Produce an exact transcription of the listing below, omitting the pictures.

++++ Collected data

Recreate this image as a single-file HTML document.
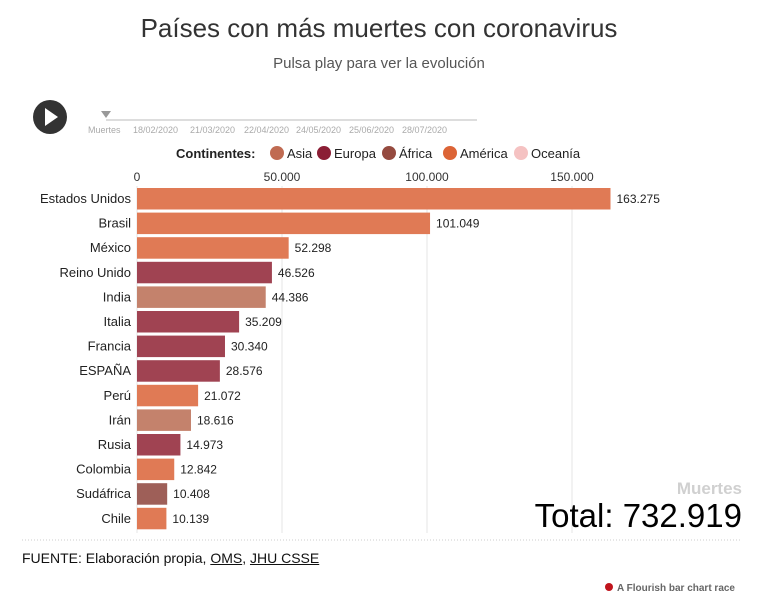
<!DOCTYPE html>
<html><head><meta charset="utf-8"><style>
body{margin:0;width:758px;height:598px;background:#fff;font-family:"Liberation Sans",sans-serif;overflow:hidden;position:relative}
.t{position:absolute;white-space:nowrap}
</style></head><body>
<div class="t" style="left:0;width:758px;text-align:center;top:13px;font-size:26px;color:#333">Países con más muertes con coronavirus</div>
<div class="t" style="left:0;width:758px;text-align:center;top:55px;font-size:15px;color:#555">Pulsa play para ver la evolución</div>
<svg width="758" height="598" style="position:absolute;left:0;top:0" id="svg">
<g><circle cx="50" cy="117" r="17" fill="#333"/><path d="M45 108 L58 117 L45 126 Z" fill="#fff"/></g>
<g>
<line x1="106" y1="120" x2="477" y2="120" stroke="#bbb"/>
<path d="M101 111 L111 111 L106 118 Z" fill="#999"/>
</g>
<g font-size="9" fill="#aaa">
<text x="88" y="133">Muertes</text><text x="133" y="133">18/02/2020</text><text x="190" y="133">21/03/2020</text><text x="244" y="133">22/04/2020</text><text x="296" y="133">24/05/2020</text><text x="349" y="133">25/06/2020</text><text x="402" y="133">28/07/2020</text>
</g>
<g font-size="13">
<text x="176" y="158" font-weight="bold" fill="#222">Continentes:</text>
<circle cx="277" cy="153" r="7" fill="#c06b52"/><text x="287" y="158" fill="#222">Asia</text>
<circle cx="324" cy="153" r="7" fill="#8b1e35"/><text x="334" y="158" fill="#222">Europa</text>
<circle cx="389" cy="153" r="7" fill="#954a3f"/><text x="399" y="158" fill="#222">África</text>
<circle cx="450" cy="153" r="7" fill="#dc6436"/><text x="460" y="158" fill="#222">América</text>
<circle cx="521" cy="153" r="7" fill="#f5c2c2"/><text x="531" y="158" fill="#222">Oceanía</text>
</g>
<g id="chart"></g>
<text x="742" y="494" text-anchor="end" font-size="17" font-weight="bold" fill="#d0d0d0">Muertes</text>
<text x="742" y="527" text-anchor="end" font-size="33" fill="#000">Total: 732.919</text>
<line x1="22" y1="540" x2="742" y2="540" stroke="#ccc" stroke-dasharray="1,2"/>
<circle cx="609" cy="587" r="4" fill="#c0141c"/>
<text x="617" y="591" font-size="10" font-weight="bold" fill="#666">A Flourish bar chart race</text>
</svg>
<div class="t" style="left:22px;top:550px;font-size:14px;color:#111">FUENTE: Elaboración propia, <u>OMS</u>, <u>JHU CSSE</u></div>
<script>
const countries=["Estados Unidos","Brasil","México","Reino Unido","India","Italia","Francia","ESPAÑA","Perú","Irán","Rusia","Colombia","Sudáfrica","Chile"];
const deaths=[163275,101049,52298,46526,44386,35209,30340,28576,21072,18616,14973,12842,10408,10139];
const continents=["América","América","América","Europa","Asia","Europa","Europa","Europa","América","Asia","Europa","América","África","América"];
const ticks=[0,50000,100000,150000];
const tickLabels=["0","50.000","100.000","150.000"];
const colors={"América":"#e07a55","Europa":"#a04352","Asia":"#c4826c","África":"#9e5f58"};
const NS="http://www.w3.org/2000/svg";
const g=document.getElementById("chart");
const x=v=>137+v*(572-137)/150000;
const y=i=>188+i*24.6;
function mk(t,a,txt){const e=document.createElementNS(NS,t);for(const k in a)e.setAttribute(k,a[k]);if(txt!=null)e.textContent=txt;g.appendChild(e);return e;}
ticks.forEach((t,i)=>{
 const l=mk("line",{x1:x(t),x2:x(t),y1:186,y2:533,stroke:"#e4e4e4"});
 
 
 const tx=mk("text",{x:x(t),y:181,"text-anchor":"middle","font-size":12,fill:"#333"},tickLabels[i]);
 
 
});
countries.forEach((c,i)=>{
 const b=mk("rect",{x:x(0),y:y(i),width:x(deaths[i])-x(0),height:21.5,fill:colors[continents[i]]});
 
 
 const n=mk("text",{x:131,y:y(i)+15,"text-anchor":"end","font-size":13,fill:"#222"},c);
 
 
 const v=mk("text",{x:x(deaths[i])+6,y:y(i)+15,"font-size":12,fill:"#222"},deaths[i].toLocaleString("de-DE"));
 
 
});
</script>
</body></html>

++++++++

◆ Completed exercise ◆
Recreate this image as a single-file HTML document.
<!DOCTYPE html>
<html><head><meta charset="utf-8"><style>
body{margin:0;width:758px;height:598px;background:#fff;font-family:"Liberation Sans",sans-serif;overflow:hidden;position:relative}
.t{position:absolute;white-space:nowrap}
</style></head><body>
<div class="t" style="left:0;width:758px;text-align:center;top:13px;font-size:26px;color:#333">Países con más muertes con coronavirus</div>
<div class="t" style="left:0;width:758px;text-align:center;top:55px;font-size:15px;color:#555">Pulsa play para ver la evolución</div>
<svg width="758" height="598" style="position:absolute;left:0;top:0" id="svg">
<g><circle cx="50" cy="117" r="17" fill="#333"/><path d="M45 108 L58 117 L45 126 Z" fill="#fff"/></g>
<g>
<line x1="106" y1="120" x2="477" y2="120" stroke="#bbb"/>
<path d="M101 111 L111 111 L106 118 Z" fill="#999"/>
</g>
<g font-size="9" fill="#aaa">
<text x="88" y="133">Muertes</text><text x="133" y="133">18/02/2020</text><text x="190" y="133">21/03/2020</text><text x="244" y="133">22/04/2020</text><text x="296" y="133">24/05/2020</text><text x="349" y="133">25/06/2020</text><text x="402" y="133">28/07/2020</text>
</g>
<g font-size="13">
<text x="176" y="158" font-weight="bold" fill="#222">Continentes:</text>
<circle cx="277" cy="153" r="7" fill="#c06b52"/><text x="287" y="158" fill="#222">Asia</text>
<circle cx="324" cy="153" r="7" fill="#8b1e35"/><text x="334" y="158" fill="#222">Europa</text>
<circle cx="389" cy="153" r="7" fill="#954a3f"/><text x="399" y="158" fill="#222">África</text>
<circle cx="450" cy="153" r="7" fill="#dc6436"/><text x="460" y="158" fill="#222">América</text>
<circle cx="521" cy="153" r="7" fill="#f5c2c2"/><text x="531" y="158" fill="#222">Oceanía</text>
</g>
<g id="chart"></g>
<text x="742" y="494" text-anchor="end" font-size="17" font-weight="bold" fill="#d0d0d0">Muertes</text>
<text x="742" y="527" text-anchor="end" font-size="33" fill="#000">Total: 732.919</text>
<line x1="22" y1="540" x2="742" y2="540" stroke="#ccc" stroke-dasharray="1,2"/>
<circle cx="609" cy="587" r="4" fill="#c0141c"/>
<text x="617" y="591" font-size="10" font-weight="bold" fill="#666">A Flourish bar chart race</text>
</svg>
<div class="t" style="left:22px;top:550px;font-size:14px;color:#111">FUENTE: Elaboración propia, <u>OMS</u>, <u>JHU CSSE</u></div>
<script>
const countries=["Estados Unidos","Brasil","México","Reino Unido","India","Italia","Francia","ESPAÑA","Perú","Irán","Rusia","Colombia","Sudáfrica","Chile"];
const deaths=[163275,101049,52298,46526,44386,35209,30340,28576,21072,18616,14973,12842,10408,10139];
const continents=["América","América","América","Europa","Asia","Europa","Europa","Europa","América","Asia","Europa","América","África","América"];
const ticks=[0,50000,100000,150000];
const tickLabels=["0","50.000","100.000","150.000"];
const colors={"América":"#e07a55","Europa":"#a04352","Asia":"#c4826c","África":"#9e5f58"};
const NS="http://www.w3.org/2000/svg";
const g=document.getElementById("chart");
const x=v=>137+v*(572-137)/150000;
const y=i=>188+i*24.6;
function mk(t,a,txt){const e=document.createElementNS(NS,t);for(const k in a)e.setAttribute(k,a[k]);if(txt!=null)e.textContent=txt;g.appendChild(e);return e;}
ticks.forEach((t,i)=>{
 const l=mk("line",{x1:x(t),x2:x(t),y1:186,y2:533,stroke:"#e4e4e4"});
 
 
 const tx=mk("text",{x:x(t),y:181,"text-anchor":"middle","font-size":12,fill:"#333"},tickLabels[i]);
 
 
});
countries.forEach((c,i)=>{
 const b=mk("rect",{x:x(0),y:y(i),width:x(deaths[i])-x(0),height:21.5,fill:colors[continents[i]]});
 
 
 const n=mk("text",{x:131,y:y(i)+15,"text-anchor":"end","font-size":13,fill:"#222"},c);
 
 
 const v=mk("text",{x:x(deaths[i])+6,y:y(i)+15,"font-size":12,fill:"#222"},deaths[i].toLocaleString("de-DE"));
 
 
});
</script>
</body></html>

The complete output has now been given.